Suara.com - Psikolog berpendapat bahwa "Pandemic shaming" atau mempermalukan seseorang ketika pandemi Covid-19 untuk mengikuti pedoman kesehatan tidak efektif dalam mengubah perilaku masyarakat.
Pandemi virus corona mengubah kehidupan sehari-hari bagi sebagian besar orang di dunia. Seperti memakai masker, yang dahulu dianggap aneh oleh orang Amerika, kini sudah menjadi hal biasa. Tapi hal tersebut masih menyebabkan perpecahan di antara orang-orang.
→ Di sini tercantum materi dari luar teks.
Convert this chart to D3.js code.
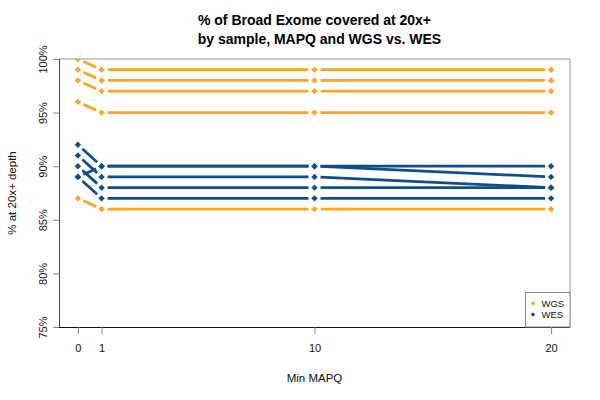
<!DOCTYPE html>
<html><head><meta charset="utf-8">
<script src="https://cdn.jsdelivr.net/npm/d3@7/dist/d3.min.js"></script>
<style>body{margin:0;background:#fff}svg{display:block;font-family:"Liberation Sans",Arial,Helvetica,sans-serif}</style>
</head><body><svg id="c" width="600" height="400"></svg>
<script>
// ---- data ----
const mapq = [0, 1, 10, 20];
const yTicks = [75, 80, 85, 90, 95, 100];
const wgs = [
  [100, 99, 99, 99],
  [99, 98, 98, 98],
  [98, 97, 97, 97],
  [96, 95, 95, 95],
  [87, 86, 86, 86]
];
const wes = [
  [92, 90, 90, 90],
  [89, 90, 90, 89],
  [91, 89, 89, 88],
  [90, 88, 88, 88],
  [89, 87, 87, 87]
];
const seriesNames = ["WGS", "WES"];
const colors = {WGS: "#FBA624", WES: "#104E8B"};

// ---- layout ----
const L = 59, R = 570, T = 59, B = 327;
const svg = d3.select("#c");
const x = d3.scaleLinear().domain([-0.8, 20.8]).range([L, R]);
const y = d3.scaleLinear().domain([75, 100]).range([B, T]);

svg.append("defs").append("clipPath").attr("id", "clip")
  .append("rect").attr("x", L).attr("y", T).attr("width", R - L).attr("height", B - T);

const plot = svg.append("g").attr("clip-path", "url(#clip)");
const gap = 6;
function drawSeries(data, color) {
  data.forEach(s => {
    const pts = s.map((v, i) => [x(mapq[i]), y(v)]);
    for (let i = 0; i < pts.length - 1; i++) {
      const [x1, y1] = pts[i], [x2, y2] = pts[i + 1];
      const dx = x2 - x1, dy = y2 - y1, len = Math.hypot(dx, dy);
      if (len <= 2 * gap) continue;
      const ux = dx / len, uy = dy / len;
      plot.append("line")
        .attr("x1", x1 + ux * gap).attr("y1", y1 + uy * gap)
        .attr("x2", x2 - ux * gap).attr("y2", y2 - uy * gap)
        .attr("stroke", color).attr("stroke-width", 2.8).attr("stroke-linecap", "butt");
    }
    pts.forEach(([px, py]) => {
      const r = 3.2;
      plot.append("path")
        .attr("d", `M${px},${py - r}L${px + r},${py}L${px},${py + r}L${px - r},${py}Z`)
        .attr("fill", color);
    });
  });
}
drawSeries(wgs, colors.WGS);
drawSeries(wes, colors.WES);

// ---- box ----
svg.append("line").attr("x1", L).attr("x2", R).attr("y1", T).attr("y2", T).attr("stroke", "#999");
svg.append("line").attr("x1", R).attr("x2", R).attr("y1", T).attr("y2", B).attr("stroke", "#999");
svg.append("line").attr("x1", L).attr("x2", R).attr("y1", B + 0.5).attr("y2", B + 0.5).attr("stroke", "#111");
svg.append("line").attr("x1", L + 0.5).attr("x2", L + 0.5).attr("y1", T).attr("y2", B).attr("stroke", "#444");

// ---- axes ----
const xAxis = svg.append("g").attr("transform", `translate(0,${B})`)
  .call(d3.axisBottom(x).tickValues(mapq).tickSize(7).tickPadding(10).tickFormat(d3.format("d")));
xAxis.select(".domain").remove();
xAxis.selectAll(".tick line").attr("stroke", "#888");
xAxis.selectAll("text").attr("font-size", 11).attr("fill", "#111").attr("font-family", "Liberation Sans, Arial, sans-serif");

const yAxis = svg.append("g").attr("transform", `translate(${L},0)`)
  .call(d3.axisLeft(y).tickValues(yTicks).tickSize(6).tickFormat(d => d + "%"));
yAxis.select(".domain").remove();
yAxis.selectAll(".tick line").attr("stroke", "#888");
yAxis.selectAll("text").remove();
yAxis.selectAll(".tick").append("text")
  .attr("transform", "translate(-12,0) rotate(-90)")
  .attr("text-anchor", "middle").attr("font-size", 11).attr("fill", "#111")
  .attr("font-family", "Liberation Sans, Arial, sans-serif")
  .text(d => d + "%");

// ---- labels ----
svg.append("text").attr("x", (L + R) / 2).attr("y", 382).attr("text-anchor", "middle")
  .attr("font-size", 11.5).attr("fill", "#111").text("Min MAPQ");
svg.append("text").attr("transform", `translate(16,${(T + B) / 2}) rotate(-90)`)
  .attr("text-anchor", "middle").attr("font-size", 11.5).attr("fill", "#111").text("% at 20x+ depth");
const title = ["% of Broad Exome covered at 20x+", " by sample, MAPQ and WGS vs. WES"];
title.forEach((t, i) => {
  svg.append("text").attr("x", (L + R) / 2 + (i ? 3 : 0)).attr("y", 25 + i * 19).attr("text-anchor", "middle")
    .attr("font-size", 14).attr("font-weight", "bold").attr("fill", "#000")
    .style("white-space", "pre").text(t);
});

// ---- legend ----
const lg = svg.append("g");
lg.append("rect").attr("x", 525.5).attr("y", 292.5).attr("width", R - 525.5).attr("height", B - 292.5)
  .attr("fill", "#fff").attr("stroke", "#888");
seriesNames.forEach((n, i) => {
  const cy = 303.5 + i * 11;
  lg.append("path").attr("d", `M533,${cy - 2.2}L535.2,${cy}L533,${cy + 2.2}L530.8,${cy}Z`).attr("fill", colors[n]);
  lg.append("text").attr("x", 541.5).attr("y", cy + 3.5).attr("font-size", 9.5).attr("fill", "#111").text(n);
});
</script></body></html>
Beberapa orang memakai topeng sepanjang waktu di tempat umum, sedangkan ada yang memakainya ketika pergi dan di dalam ruangan. Dan yang lain tidak memakai masker sama sekali. Hal itu menyebabkan munculnya apa yang oleh beberapa ahli disebut "pandemic shaming."
Para psikolog mengatakan mempermalukan bukanlah cara yang tepat untuk mengubah perilaku orang lain.
"Kami benar-benar mencoba untuk menjauh dari mempermalukan seseorang agar menyesuaikan diri atau berpartisipasi dalam apa yang kami pikir adalah sebuah pedoman," kata Dr. Lynnea Lindsey, direktur Behavioral Health Services di Legacy Health disadur dari Komo News, Senin (27/6/2020).

"Secara psikologis, kami tidak akan mendorong cara berinteraksi seperti itu." tambahnya.
Para ahli mengatakan mereka yang mempermalukan orang lain, apa pun penyebabnya, mencoba membujuk orang lain untuk melakukan sesuatu dengan cara yang berbeda.
"Malu sering tidak memiliki hasil yang sama seperti yang kita harapkan," buka Dr Roseann Fish Getchell, psikolog klinis di Providence Health Services, Amerika Serikat.
"Sejauh persuasi berjalan, kita harus memiliki hubungan dan semacam kepercayaan dengan orang itu. Sangat sulit untuk membujuk seseorang jika mereka tidak menghargai hubungan itu." jelas Dr Roseann.
Baca Juga: Travelport COVID-19 Smartpoint Plugin, Info Pendukung Masa New Normal
Dengan kata lain, mempermalukan orang asing tentu tidak akan membantu.